#### [Task to complete]
Quote the data below in full, minus the images.

#### [Collected data]
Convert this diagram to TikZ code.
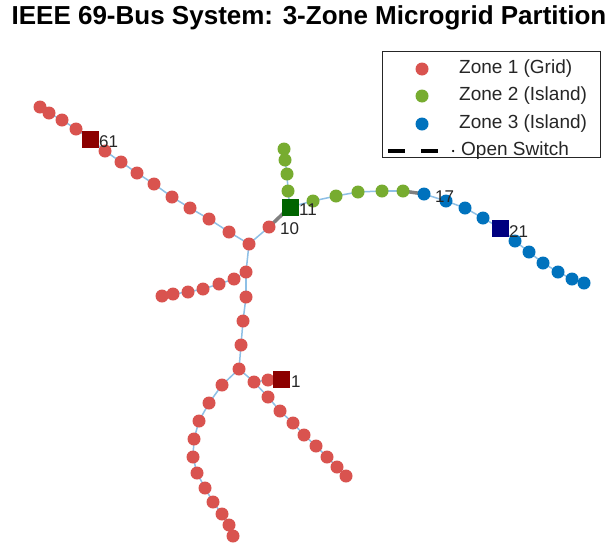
\documentclass[tikz,border=0pt]{standalone}
\usepackage{fontspec}
\setmainfont{Liberation Sans}
\definecolor{zred}{RGB}{217,83,79}
\definecolor{zgreen}{RGB}{119,172,48}
\definecolor{zblue}{RGB}{0,114,189}
\definecolor{sqred}{RGB}{140,0,0}
\definecolor{sqgreen}{RGB}{0,100,0}
\definecolor{sqblue}{RGB}{0,0,128}
\definecolor{edgeblue}{RGB}{142,192,230}
\definecolor{swgray}{RGB}{128,128,128}
\definecolor{txt}{RGB}{38,38,38}
\tikzset{
  edge/.style={draw=edgeblue,line width=1.5pt},
  openedge/.style={draw=swgray,line width=3.5pt},
  rn/.style={circle,fill=zred,inner sep=0pt,minimum size=13pt},
  gn/.style={circle,fill=zgreen,inner sep=0pt,minimum size=13pt},
  bn/.style={circle,fill=zblue,inner sep=0pt,minimum size=13pt},
  rsq/.style={rectangle,fill=sqred,inner sep=0pt,minimum size=17pt},
  gsq/.style={rectangle,fill=sqgreen,inner sep=0pt,minimum size=17pt},
  bsq/.style={rectangle,fill=sqblue,inner sep=0pt,minimum size=17pt},
  lbl/.style={anchor=west,inner sep=0pt,text=txt,font=\fontsize{17}{20}\selectfont},
  legtxt/.style={anchor=west,inner sep=0pt,text=txt,font=\fontsize{19}{22}\selectfont},
}
\begin{document}
\begin{tikzpicture}[x=1pt,y=-1pt]
\useasboundingbox (0,0) rectangle (615,544);
\fill[white] (0,0) rectangle (615,544);
% title
\node[font=\fontsize{26}{31}\selectfont\bfseries,text=black,inner sep=0pt] (title) at (309,18) {IEEE 69-Bus System: 3-Zone Microgrid Partition};
% coordinates of buses
\foreach \n/\x/\y in {
 n65/40/107,n64/49/113,n63/62/120,n62/76/129,n61/90/139,n60/105/151,n59/121/162,n58/137/173,
 n57/154/184,n56/172/197,n55/190/208,n54/209/219,n53/229/232,n9/249/244,n10/269/227,
 n8/246/272,n7/246/297,n6/243/321,n5/241/345,n4/239/369,
 a1/234/279,a2/219/284,a3/203/289,a4/188/292,a5/173/294,a6/162/296,
 b1/222/385,b2/209/403,b3/199/421,b4/194/439,b5/193/457,b6/197/473,b7/205/488,b8/213/502,
 b9/222/514,b10/229/525,b11/233/536,
 c0/254/382,c1/268/380,n1/281/379,
 d1/268/397,d2/280/411,d3/293/423,d4/304/435,d5/316/446,d6/327/457,d7/337/467,d8/346/476,
 n11/290/207,v1/288/191,v2/287/174,v3/285/160,v4/284/149,
 g12/313/201,g13/336/196,g14/358/192,g15/382/191,g16/403/191,
 n17/424/194,n18/446/201,n19/465/208,n20/483/218,n21/500/228,n22/515/241,n23/529/252,
 n24/543/263,n25/558/272,n26/572/279,n27/584/283}
 {\coordinate (p\n) at (\x,\y);}
% edges
\foreach \a/\b in {n65/n64,n64/n63,n63/n62,n62/n61,n61/n60,n60/n59,n59/n58,n58/n57,n57/n56,
 n56/n55,n55/n54,n54/n53,n53/n9,n9/n10,n9/n8,n8/n7,n7/n6,n6/n5,n5/n4,
 n8/a1,a1/a2,a2/a3,a3/a4,a4/a5,a5/a6,
 n4/b1,b1/b2,b2/b3,b3/b4,b4/b5,b5/b6,b6/b7,b7/b8,b8/b9,b9/b10,b10/b11,
 n4/c0,c0/c1,c1/n1,c0/d1,d1/d2,d2/d3,d3/d4,d4/d5,d5/d6,d6/d7,d7/d8,
 n11/v1,v1/v2,v2/v3,v3/v4,n11/g12,g12/g13,g13/g14,g14/g15,g15/g16,
 n17/n18,n18/n19,n19/n20,n20/n21,n21/n22,n22/n23,n23/n24,n24/n25,n25/n26,n26/n27}
 {\draw[edge] (p\a) -- (p\b);}
\draw[openedge] (pn10) -- (pn11);
\draw[openedge] (pg16) -- (pn17);
% red buses
\foreach \n in {n65,n64,n63,n62,n60,n59,n58,n57,n56,n55,n54,n53,n9,n10,n8,n7,n6,n5,n4,
 a1,a2,a3,a4,a5,a6,b1,b2,b3,b4,b5,b6,b7,b8,b9,b10,b11,c0,c1,d1,d2,d3,d4,d5,d6,d7,d8}
 {\node[rn] (\n) at (p\n) {};}
\foreach \n in {v1,v2,v3,v4,g12,g13,g14,g15,g16}
 {\node[gn] (\n) at (p\n) {};}
\foreach \n in {n17,n18,n19,n20,n22,n23,n24,n25,n26,n27}
 {\node[bn] (\n) at (p\n) {};}
\node[rsq] (n61) at (pn61) {};
\node[rsq] (n1) at (pn1) {};
\node[gsq] (n11) at (pn11) {};
\node[bsq] (n21) at (pn21) {};
% labels
\node[lbl] (l61) at ([xshift=9pt,yshift=-3pt]pn61) {61};
\node[lbl] (l10) at ([xshift=11pt,yshift=-2pt]pn10) {10};
\node[lbl] (l11) at ([xshift=9pt,yshift=-3pt]pn11) {11};
\node[lbl] (l17) at ([xshift=11pt,yshift=-3pt]pn17) {17};
\node[lbl] (l21) at ([xshift=9pt,yshift=-4pt]pn21) {21};
\node[lbl] (l1) at ([xshift=10pt,yshift=-3pt]pn1) {1};
% legend
\draw[draw=black!85,line width=0.8pt,fill=white] (382,51) rectangle (600,157);
\node[rn] (lg1) at (422,69) {};
\node[gn] (lg2) at (422,96) {};
\node[bn] (lg3) at (422,124) {};
\coordinate (ds1) at (388,151);
\coordinate (ds2) at (438,151);
\draw[black,line width=3.2pt,dash pattern=on 17pt off 16pt] (ds1) -- (ds2);
\node[circle,fill=black,inner sep=0pt,minimum size=2.5pt] (ldot) at (453,151) {};
\node[legtxt] (lt1) at (459,69) {Zone 1 (Grid)};
\node[legtxt] (lt2) at (459,96) {Zone 2 (Island)};
\node[legtxt] (lt3) at (459,124) {Zone 3 (Island)};
\node[legtxt] (lt4) at (461,151) {Open Switch};
\end{tikzpicture}
\end{document}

#### [Expected answer]
Convert this diagram to TikZ code.
\documentclass[tikz,border=0pt]{standalone}
\usepackage{fontspec}
\setmainfont{Liberation Sans}
\definecolor{zred}{RGB}{217,83,79}
\definecolor{zgreen}{RGB}{119,172,48}
\definecolor{zblue}{RGB}{0,114,189}
\definecolor{sqred}{RGB}{140,0,0}
\definecolor{sqgreen}{RGB}{0,100,0}
\definecolor{sqblue}{RGB}{0,0,128}
\definecolor{edgeblue}{RGB}{142,192,230}
\definecolor{swgray}{RGB}{128,128,128}
\definecolor{txt}{RGB}{38,38,38}
\tikzset{
  edge/.style={draw=edgeblue,line width=1.5pt},
  openedge/.style={draw=swgray,line width=3.5pt},
  rn/.style={circle,fill=zred,inner sep=0pt,minimum size=13pt},
  gn/.style={circle,fill=zgreen,inner sep=0pt,minimum size=13pt},
  bn/.style={circle,fill=zblue,inner sep=0pt,minimum size=13pt},
  rsq/.style={rectangle,fill=sqred,inner sep=0pt,minimum size=17pt},
  gsq/.style={rectangle,fill=sqgreen,inner sep=0pt,minimum size=17pt},
  bsq/.style={rectangle,fill=sqblue,inner sep=0pt,minimum size=17pt},
  lbl/.style={anchor=west,inner sep=0pt,text=txt,font=\fontsize{17}{20}\selectfont},
  legtxt/.style={anchor=west,inner sep=0pt,text=txt,font=\fontsize{19}{22}\selectfont},
}
\begin{document}
\begin{tikzpicture}[x=1pt,y=-1pt]
\useasboundingbox (0,0) rectangle (615,544);
\fill[white] (0,0) rectangle (615,544);
% title
\node[font=\fontsize{26}{31}\selectfont\bfseries,text=black,inner sep=0pt] (title) at (309,18) {IEEE 69-Bus System: 3-Zone Microgrid Partition};
% coordinates of buses
\foreach \n/\x/\y in {
 n65/40/107,n64/49/113,n63/62/120,n62/76/129,n61/90/139,n60/105/151,n59/121/162,n58/137/173,
 n57/154/184,n56/172/197,n55/190/208,n54/209/219,n53/229/232,n9/249/244,n10/269/227,
 n8/246/272,n7/246/297,n6/243/321,n5/241/345,n4/239/369,
 a1/234/279,a2/219/284,a3/203/289,a4/188/292,a5/173/294,a6/162/296,
 b1/222/385,b2/209/403,b3/199/421,b4/194/439,b5/193/457,b6/197/473,b7/205/488,b8/213/502,
 b9/222/514,b10/229/525,b11/233/536,
 c0/254/382,c1/268/380,n1/281/379,
 d1/268/397,d2/280/411,d3/293/423,d4/304/435,d5/316/446,d6/327/457,d7/337/467,d8/346/476,
 n11/290/207,v1/288/191,v2/287/174,v3/285/160,v4/284/149,
 g12/313/201,g13/336/196,g14/358/192,g15/382/191,g16/403/191,
 n17/424/194,n18/446/201,n19/465/208,n20/483/218,n21/500/228,n22/515/241,n23/529/252,
 n24/543/263,n25/558/272,n26/572/279,n27/584/283}
 {\coordinate (p\n) at (\x,\y);}
% edges
\foreach \a/\b in {n65/n64,n64/n63,n63/n62,n62/n61,n61/n60,n60/n59,n59/n58,n58/n57,n57/n56,
 n56/n55,n55/n54,n54/n53,n53/n9,n9/n10,n9/n8,n8/n7,n7/n6,n6/n5,n5/n4,
 n8/a1,a1/a2,a2/a3,a3/a4,a4/a5,a5/a6,
 n4/b1,b1/b2,b2/b3,b3/b4,b4/b5,b5/b6,b6/b7,b7/b8,b8/b9,b9/b10,b10/b11,
 n4/c0,c0/c1,c1/n1,c0/d1,d1/d2,d2/d3,d3/d4,d4/d5,d5/d6,d6/d7,d7/d8,
 n11/v1,v1/v2,v2/v3,v3/v4,n11/g12,g12/g13,g13/g14,g14/g15,g15/g16,
 n17/n18,n18/n19,n19/n20,n20/n21,n21/n22,n22/n23,n23/n24,n24/n25,n25/n26,n26/n27}
 {\draw[edge] (p\a) -- (p\b);}
\draw[openedge] (pn10) -- (pn11);
\draw[openedge] (pg16) -- (pn17);
% red buses
\foreach \n in {n65,n64,n63,n62,n60,n59,n58,n57,n56,n55,n54,n53,n9,n10,n8,n7,n6,n5,n4,
 a1,a2,a3,a4,a5,a6,b1,b2,b3,b4,b5,b6,b7,b8,b9,b10,b11,c0,c1,d1,d2,d3,d4,d5,d6,d7,d8}
 {\node[rn] (\n) at (p\n) {};}
\foreach \n in {v1,v2,v3,v4,g12,g13,g14,g15,g16}
 {\node[gn] (\n) at (p\n) {};}
\foreach \n in {n17,n18,n19,n20,n22,n23,n24,n25,n26,n27}
 {\node[bn] (\n) at (p\n) {};}
\node[rsq] (n61) at (pn61) {};
\node[rsq] (n1) at (pn1) {};
\node[gsq] (n11) at (pn11) {};
\node[bsq] (n21) at (pn21) {};
% labels
\node[lbl] (l61) at ([xshift=9pt,yshift=-3pt]pn61) {61};
\node[lbl] (l10) at ([xshift=11pt,yshift=-2pt]pn10) {10};
\node[lbl] (l11) at ([xshift=9pt,yshift=-3pt]pn11) {11};
\node[lbl] (l17) at ([xshift=11pt,yshift=-3pt]pn17) {17};
\node[lbl] (l21) at ([xshift=9pt,yshift=-4pt]pn21) {21};
\node[lbl] (l1) at ([xshift=10pt,yshift=-3pt]pn1) {1};
% legend
\draw[draw=black!85,line width=0.8pt,fill=white] (382,51) rectangle (600,157);
\node[rn] (lg1) at (422,69) {};
\node[gn] (lg2) at (422,96) {};
\node[bn] (lg3) at (422,124) {};
\coordinate (ds1) at (388,151);
\coordinate (ds2) at (438,151);
\draw[black,line width=3.2pt,dash pattern=on 17pt off 16pt] (ds1) -- (ds2);
\node[circle,fill=black,inner sep=0pt,minimum size=2.5pt] (ldot) at (453,151) {};
\node[legtxt] (lt1) at (459,69) {Zone 1 (Grid)};
\node[legtxt] (lt2) at (459,96) {Zone 2 (Island)};
\node[legtxt] (lt3) at (459,124) {Zone 3 (Island)};
\node[legtxt] (lt4) at (461,151) {Open Switch};
\end{tikzpicture}
\end{document}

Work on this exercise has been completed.